On Wed, Feb 25, 2009 at 6:51 PM, Oliver Steele <ste...@osteele.com> wrote:
> Hello.
>
> It was licensed under some ancient version of the OSI Artistic License,
> mostly for historical reasons.
>
> I hereby license it to you under the terms of the LGPLv3 license:
> http://www.opensource.org/licenses/lgpl-3.0.html
>
> Best,
> Oliver
I greatly appreciate that you've explicitly made clear the licensing
terms of your FSA package. I'll now work on integrating your package
with the Sage discrete maths library code, in order to better support
undergraduate discrete maths using Sage. You're more than welcome in
joining this effort. I'm CC'ing this email to the Sage development
mailing list to inform Sage developers about your decision to license
your FSA package under the terms of the LGPLv3 license. Once again,
thank you very much for producing a Python package that supports
finite state automaton.
> On Feb 25, 2009, at 3:25 AM, Minh Nguyen wrote:
>>
>> Dear Oliver,
>>
>> I recently came across your finite state automaton (FSA) Python package at
>>
>> http://osteele.com/software/python/fsa
>>
>> and am pleasantly surprised at its feature set.
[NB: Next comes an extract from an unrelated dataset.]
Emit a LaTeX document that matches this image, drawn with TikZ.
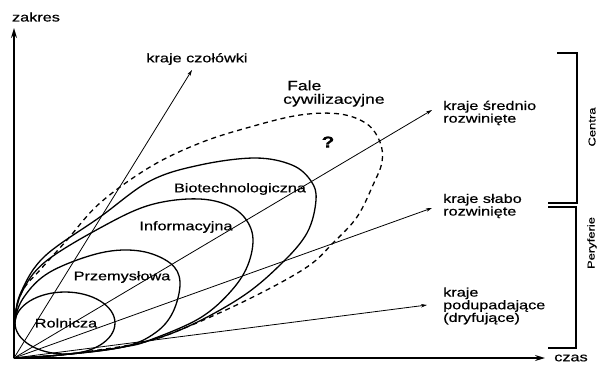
\documentclass[tikz,border=0pt]{standalone}
\usepackage{fontspec}
\setmainfont{Liberation Sans}[FakeStretch=1.3, FakeBold=0.5]
\usetikzlibrary{arrows.meta}
\tikzset{
  lbl/.style={font=\fontsize{12.5bp}{11.5bp}\selectfont, inner sep=0pt},
  wave/.style={line width=1.3bp},
  wavedash/.style={line width=1.3bp, dash pattern=on 5bp off 4bp},
  ray/.style={line width=0.8bp, -{Stealth[length=6bp,width=3.5bp]}},
  axis/.style={line width=1.5bp, -{Stealth[length=10bp,width=6bp]}},
  brack/.style={line width=1.1bp},
  side/.style={font=\fontsize{10bp}{11bp}\selectfont, inner sep=0pt, rotate=90}
}
\begin{document}
\begin{tikzpicture}[x=1bp,y=-1bp]
\useasboundingbox (0,0) rectangle (597,367);
\coordinate (O) at (14,358);
\coordinate (ytip) at (14,28);
\coordinate (xtip) at (545,358);
% axes
\draw[axis] (O) -- (ytip);
\draw[axis] (O) -- (xtip);
\node[lbl] (zakres) at (36,17) {zakres};
\node[lbl] (czas) at (571,358) {czas};
% waves
\draw[wave] (65,323) ellipse [x radius=50, y radius=31];
\draw[wave] plot[smooth, tension=0.6] coordinates {(14,358) (15,322) (24,297) (50,272) (100,253) (140,251) (170,263) (180,282) (173,312) (155,333) (123,347) (60,355) (14,358)};
\draw[wave] plot[smooth, tension=0.6] coordinates {(14,358) (15,320) (22,292) (45,262) (100,228) (150,205) (200,199) (235,209) (252,232) (249,262) (232,290) (200,318) (150,340) (123,347) (60,355) (14,358)};
\draw[wave] plot[smooth, tension=0.6] coordinates {(14,358) (15,318) (22,290) (45,256) (100,217) (150,181) (200,165) (255,158) (292,165) (311,181) (316,200) (307,233) (280,265) (240,298) (180,330) (123,347) (60,355) (14,358)};
\draw[wavedash] plot[smooth, tension=0.6] coordinates {(14,358) (15,316) (23,290) (40,270) (67,240) (100,203) (150,167) (200,143) (250,127) (300,115) (340,114) (367,124) (380,142) (382,162) (373,185) (357,217) (333,243) (307,267) (253,297) (187,327) (140,343) (60,355) (14,358)};
% rays
\coordinate (r1) at (192,70);
\coordinate (r2) at (432,110);
\coordinate (r3) at (432,208);
\coordinate (r4) at (427,305);
\draw[ray] (O) -- (r1);
\draw[ray] (O) -- (r2);
\draw[ray] (O) -- (r3);
\draw[ray] (O) -- (r4);
% labels
\node[lbl] (czol) at (197,59) {kraje czołówki};
\node[lbl, anchor=west, align=left] (sred) at (443,113) {kraje średnio\\rozwinięte};
\node[lbl, anchor=west, align=left] (slab) at (443,206) {kraje słabo\\rozwinięte};
\node[lbl, anchor=west, align=left] (podu) at (443,306) {kraje\\podupadające\\(dryfujące)};
\node[lbl, font=\fontsize{13.5bp}{13.5bp}\selectfont, anchor=west, align=left] (fale) at (283,93.5) {\hspace*{4bp}Fale\\cywilizacyjne};
\node[lbl, font=\fontsize{16bp}{16bp}\selectfont\bfseries] (q) at (328,142) {?};
\node[lbl] (rol) at (66,323) {Rolnicza};
\node[lbl] (prz) at (122,277) {Przemysłowa};
\node[lbl] (inf) at (186,227) {Informacyjna};
\node[lbl] (bio) at (240,189) {Biotechnologiczna};
% brackets
\draw[brack] (557,53) -- (577,53) -- (577,203) -- (548,203);
\draw[brack] (548,207) -- (576,207) -- (576,348) -- (548,348);
\node[side] (centra) at (592,127) {Centra};
\node[side] (pery) at (592,243) {Peryferie};
\end{tikzpicture}
\end{document}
However, I haven't
>> been able to determine the licensing terms under which your FSA
>> package is distributed. The file FSA-1.0/PKG-INFO shows the line
>> "License: UNKNOWN". Is this because you haven't yet chosen a license
>> for this package? Being a member of the Sage development team, I'm
>> interested in making your FSA package a part of the open source Sage
>> mathematics system (www.sagemath.org), either as a standard package of
>> Sage or an optional package. Is it possible for you to license the
>> package under an open source license such as GPL v2 with the clause
>> "or any later version"? On the other hand, is it possible that you
>> license FSA under the terms of the LGPL?
>>
>> I look forward to your decision.
>>
>> --
>> Regards
>> Minh Van Nguyen
--
Regards
Minh Van Nguyen
Awesome! Many thanks!! That will make it much easier.
William
<SNIP>
>> I grant the user the right to use PyFSA under GPLv2 or any later version of
>> GPL.
>>
>> -- Oliver
>
> Awesome! Many thanks!! That will make it much easier.
Excellent! I'll play with PyFSA and attempt to integrate it with Sage.